▶ [THE EXERCISE]: Below is a listing; print exactly its lines from the one containing "Recreate this image" down to the one containing "76.5, 72.2, 74.5]", both inclusive, with every picture left out.

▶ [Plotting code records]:

++++++++++

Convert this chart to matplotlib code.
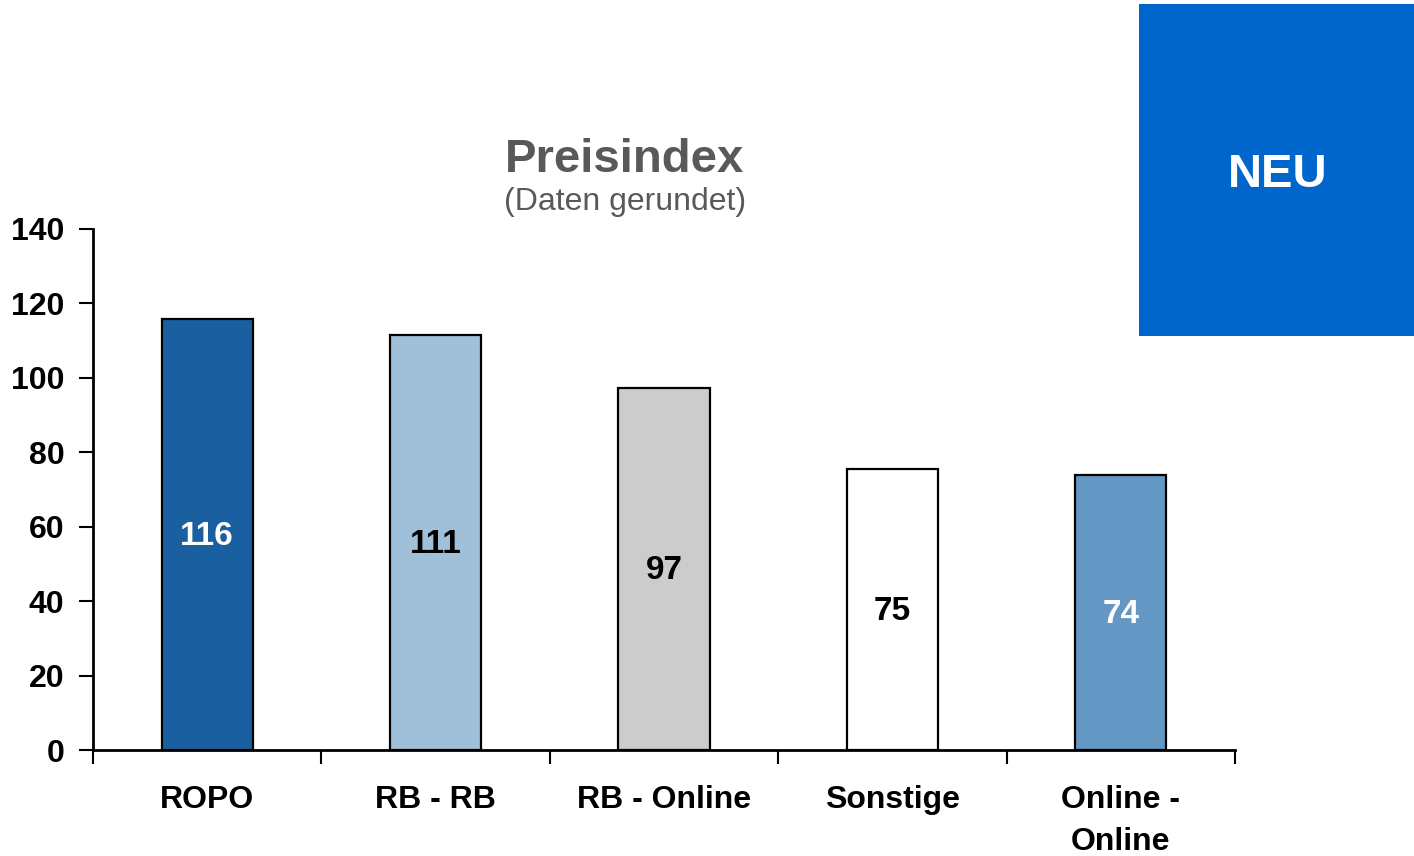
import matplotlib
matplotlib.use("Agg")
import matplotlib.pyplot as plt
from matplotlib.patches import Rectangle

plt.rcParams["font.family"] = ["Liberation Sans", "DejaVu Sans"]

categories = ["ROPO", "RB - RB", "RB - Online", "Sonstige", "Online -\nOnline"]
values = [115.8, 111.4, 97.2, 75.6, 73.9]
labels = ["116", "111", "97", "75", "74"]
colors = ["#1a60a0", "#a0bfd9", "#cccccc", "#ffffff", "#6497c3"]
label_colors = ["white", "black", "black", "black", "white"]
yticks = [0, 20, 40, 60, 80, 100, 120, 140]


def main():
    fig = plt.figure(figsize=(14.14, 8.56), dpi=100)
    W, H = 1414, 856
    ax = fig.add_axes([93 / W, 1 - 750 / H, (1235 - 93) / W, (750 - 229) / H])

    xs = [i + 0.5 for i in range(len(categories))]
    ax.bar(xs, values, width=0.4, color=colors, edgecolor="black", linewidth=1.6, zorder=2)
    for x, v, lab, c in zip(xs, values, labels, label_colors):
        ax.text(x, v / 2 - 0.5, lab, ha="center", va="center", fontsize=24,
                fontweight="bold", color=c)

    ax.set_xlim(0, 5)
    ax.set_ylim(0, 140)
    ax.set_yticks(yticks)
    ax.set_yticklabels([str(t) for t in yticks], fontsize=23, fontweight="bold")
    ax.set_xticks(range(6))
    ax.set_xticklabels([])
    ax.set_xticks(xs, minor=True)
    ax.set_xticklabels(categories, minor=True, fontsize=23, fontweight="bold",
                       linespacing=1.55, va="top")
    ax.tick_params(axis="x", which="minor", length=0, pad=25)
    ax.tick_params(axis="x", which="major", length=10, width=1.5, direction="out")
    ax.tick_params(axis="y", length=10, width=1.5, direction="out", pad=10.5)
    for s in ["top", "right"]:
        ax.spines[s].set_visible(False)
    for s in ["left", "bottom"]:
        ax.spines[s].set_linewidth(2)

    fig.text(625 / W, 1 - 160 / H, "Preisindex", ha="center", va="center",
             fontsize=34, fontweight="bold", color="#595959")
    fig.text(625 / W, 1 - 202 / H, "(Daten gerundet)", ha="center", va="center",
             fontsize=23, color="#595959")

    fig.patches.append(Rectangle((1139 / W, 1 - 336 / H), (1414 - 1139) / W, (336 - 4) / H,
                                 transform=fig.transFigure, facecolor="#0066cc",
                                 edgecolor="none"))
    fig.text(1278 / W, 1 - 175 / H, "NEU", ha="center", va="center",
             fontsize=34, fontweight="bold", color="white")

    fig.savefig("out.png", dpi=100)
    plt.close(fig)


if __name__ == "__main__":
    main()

++++++++++

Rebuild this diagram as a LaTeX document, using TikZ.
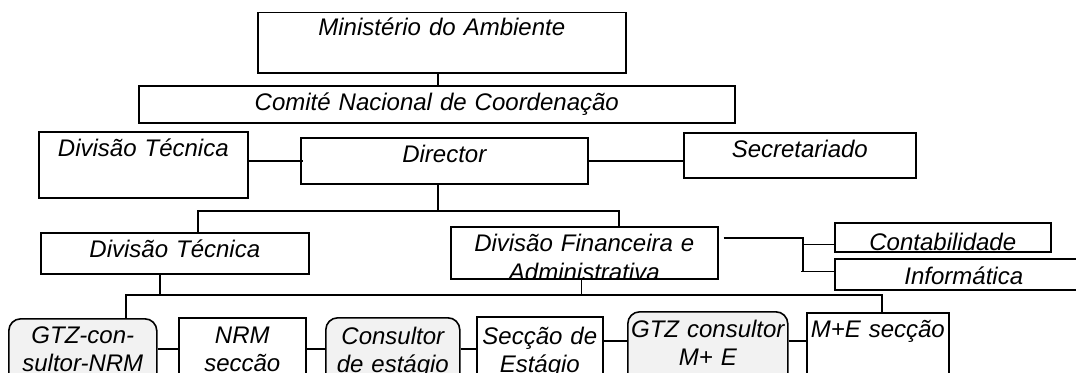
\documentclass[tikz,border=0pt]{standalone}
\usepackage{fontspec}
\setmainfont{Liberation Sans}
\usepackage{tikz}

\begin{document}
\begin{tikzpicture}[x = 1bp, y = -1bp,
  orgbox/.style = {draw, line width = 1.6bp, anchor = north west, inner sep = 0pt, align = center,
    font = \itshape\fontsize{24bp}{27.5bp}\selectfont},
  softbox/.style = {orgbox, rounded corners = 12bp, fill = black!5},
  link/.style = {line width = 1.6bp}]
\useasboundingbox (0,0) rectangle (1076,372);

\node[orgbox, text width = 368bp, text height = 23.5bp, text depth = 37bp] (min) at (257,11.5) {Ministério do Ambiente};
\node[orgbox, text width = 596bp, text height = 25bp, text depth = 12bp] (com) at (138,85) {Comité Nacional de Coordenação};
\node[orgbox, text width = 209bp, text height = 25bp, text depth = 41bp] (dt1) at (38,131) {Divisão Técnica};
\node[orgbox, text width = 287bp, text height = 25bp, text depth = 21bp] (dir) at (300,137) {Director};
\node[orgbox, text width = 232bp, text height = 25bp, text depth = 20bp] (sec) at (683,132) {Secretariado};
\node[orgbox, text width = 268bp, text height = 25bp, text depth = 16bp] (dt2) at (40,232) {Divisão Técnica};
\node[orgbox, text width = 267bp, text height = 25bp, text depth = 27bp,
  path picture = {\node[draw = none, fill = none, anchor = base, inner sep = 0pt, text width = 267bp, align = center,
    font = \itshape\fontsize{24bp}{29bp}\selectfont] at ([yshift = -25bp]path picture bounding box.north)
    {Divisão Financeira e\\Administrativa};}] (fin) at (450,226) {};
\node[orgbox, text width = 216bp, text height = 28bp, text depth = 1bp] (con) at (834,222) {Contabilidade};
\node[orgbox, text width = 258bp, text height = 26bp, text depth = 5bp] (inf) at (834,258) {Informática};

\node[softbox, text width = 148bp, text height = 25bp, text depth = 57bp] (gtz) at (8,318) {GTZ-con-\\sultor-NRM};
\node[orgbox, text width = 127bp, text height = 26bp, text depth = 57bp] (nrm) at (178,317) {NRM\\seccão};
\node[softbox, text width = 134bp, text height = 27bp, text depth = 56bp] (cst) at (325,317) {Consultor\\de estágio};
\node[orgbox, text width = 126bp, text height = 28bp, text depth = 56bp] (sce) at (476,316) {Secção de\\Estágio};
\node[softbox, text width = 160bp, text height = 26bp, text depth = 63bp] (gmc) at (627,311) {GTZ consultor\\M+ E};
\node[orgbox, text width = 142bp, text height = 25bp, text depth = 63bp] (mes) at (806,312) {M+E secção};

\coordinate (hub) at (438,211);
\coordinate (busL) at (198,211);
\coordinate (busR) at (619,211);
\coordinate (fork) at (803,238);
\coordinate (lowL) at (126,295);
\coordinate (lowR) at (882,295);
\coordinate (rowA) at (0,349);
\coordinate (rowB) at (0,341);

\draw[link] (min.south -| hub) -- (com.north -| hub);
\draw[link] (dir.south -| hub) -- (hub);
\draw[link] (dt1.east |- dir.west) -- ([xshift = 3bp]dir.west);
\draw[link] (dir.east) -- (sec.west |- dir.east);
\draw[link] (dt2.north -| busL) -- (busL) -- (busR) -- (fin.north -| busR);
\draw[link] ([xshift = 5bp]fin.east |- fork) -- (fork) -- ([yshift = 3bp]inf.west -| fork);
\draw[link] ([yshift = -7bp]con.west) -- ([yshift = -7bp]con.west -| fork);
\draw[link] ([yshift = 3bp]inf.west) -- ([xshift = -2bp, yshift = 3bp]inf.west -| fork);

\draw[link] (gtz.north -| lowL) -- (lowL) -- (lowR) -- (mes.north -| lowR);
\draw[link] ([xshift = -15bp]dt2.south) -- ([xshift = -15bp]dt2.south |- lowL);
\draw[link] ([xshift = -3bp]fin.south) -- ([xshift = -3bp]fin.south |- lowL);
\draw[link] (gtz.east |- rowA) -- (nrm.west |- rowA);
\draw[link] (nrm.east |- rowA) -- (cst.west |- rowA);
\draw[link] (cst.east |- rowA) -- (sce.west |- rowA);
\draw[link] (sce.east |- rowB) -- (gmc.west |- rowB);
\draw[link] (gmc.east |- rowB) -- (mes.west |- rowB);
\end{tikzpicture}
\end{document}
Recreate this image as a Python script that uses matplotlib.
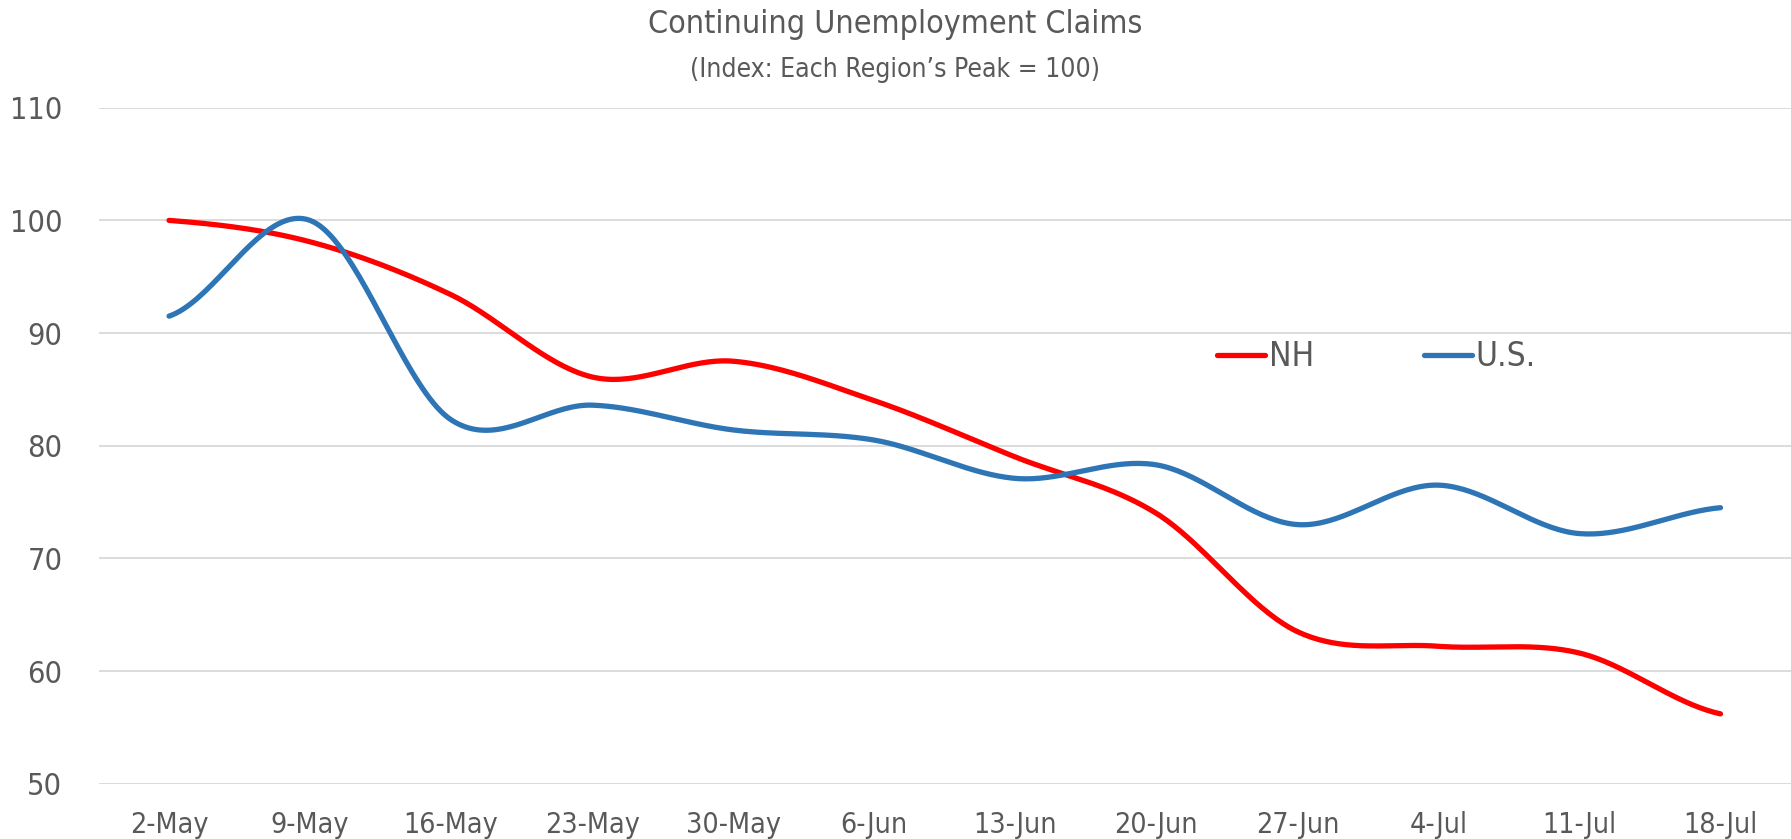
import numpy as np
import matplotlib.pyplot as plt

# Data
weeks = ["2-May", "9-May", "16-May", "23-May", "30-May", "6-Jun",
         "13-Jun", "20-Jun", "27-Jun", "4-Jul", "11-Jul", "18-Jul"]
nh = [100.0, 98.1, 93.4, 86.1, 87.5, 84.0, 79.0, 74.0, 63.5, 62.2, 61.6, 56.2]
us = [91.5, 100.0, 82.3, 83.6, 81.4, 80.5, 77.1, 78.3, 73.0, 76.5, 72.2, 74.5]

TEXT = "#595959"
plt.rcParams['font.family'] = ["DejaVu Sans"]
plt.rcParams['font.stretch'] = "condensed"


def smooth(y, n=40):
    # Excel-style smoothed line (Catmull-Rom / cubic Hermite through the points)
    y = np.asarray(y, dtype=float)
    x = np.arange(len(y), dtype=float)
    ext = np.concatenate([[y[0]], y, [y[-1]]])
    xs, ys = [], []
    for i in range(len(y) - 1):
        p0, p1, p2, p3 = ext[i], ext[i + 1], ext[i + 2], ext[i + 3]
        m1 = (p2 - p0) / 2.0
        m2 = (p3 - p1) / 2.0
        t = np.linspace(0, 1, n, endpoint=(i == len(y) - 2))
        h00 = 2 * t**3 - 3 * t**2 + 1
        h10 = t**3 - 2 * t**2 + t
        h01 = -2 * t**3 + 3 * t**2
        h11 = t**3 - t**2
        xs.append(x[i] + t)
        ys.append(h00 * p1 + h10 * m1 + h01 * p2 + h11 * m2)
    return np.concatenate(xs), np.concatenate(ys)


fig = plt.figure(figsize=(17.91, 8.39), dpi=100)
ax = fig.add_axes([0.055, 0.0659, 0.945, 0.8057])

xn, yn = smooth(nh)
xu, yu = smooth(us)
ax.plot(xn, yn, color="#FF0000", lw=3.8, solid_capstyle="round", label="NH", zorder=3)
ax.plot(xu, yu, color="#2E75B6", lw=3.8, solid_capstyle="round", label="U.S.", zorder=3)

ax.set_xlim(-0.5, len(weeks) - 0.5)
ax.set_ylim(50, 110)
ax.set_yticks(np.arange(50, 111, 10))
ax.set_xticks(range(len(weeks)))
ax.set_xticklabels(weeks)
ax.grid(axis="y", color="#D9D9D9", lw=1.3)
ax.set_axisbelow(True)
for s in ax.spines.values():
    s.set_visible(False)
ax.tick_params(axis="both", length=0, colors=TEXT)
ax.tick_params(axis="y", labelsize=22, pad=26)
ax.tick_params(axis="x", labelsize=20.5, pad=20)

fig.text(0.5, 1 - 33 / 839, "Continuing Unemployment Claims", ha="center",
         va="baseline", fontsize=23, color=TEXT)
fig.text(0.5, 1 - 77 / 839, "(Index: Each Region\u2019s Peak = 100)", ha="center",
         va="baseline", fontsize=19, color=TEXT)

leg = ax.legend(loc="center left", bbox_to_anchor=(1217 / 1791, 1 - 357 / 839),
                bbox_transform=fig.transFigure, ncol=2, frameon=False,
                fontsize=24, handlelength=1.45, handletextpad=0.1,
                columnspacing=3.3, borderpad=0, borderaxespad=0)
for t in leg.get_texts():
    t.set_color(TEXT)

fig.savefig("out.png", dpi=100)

++++++++++

▶ [ANSWER TO THE TASK]:
Recreate this image as a Python script that uses matplotlib.
import numpy as np
import matplotlib.pyplot as plt

# Data
weeks = ["2-May", "9-May", "16-May", "23-May", "30-May", "6-Jun",
         "13-Jun", "20-Jun", "27-Jun", "4-Jul", "11-Jul", "18-Jul"]
nh = [100.0, 98.1, 93.4, 86.1, 87.5, 84.0, 79.0, 74.0, 63.5, 62.2, 61.6, 56.2]
us = [91.5, 100.0, 82.3, 83.6, 81.4, 80.5, 77.1, 78.3, 73.0, 76.5, 72.2, 74.5]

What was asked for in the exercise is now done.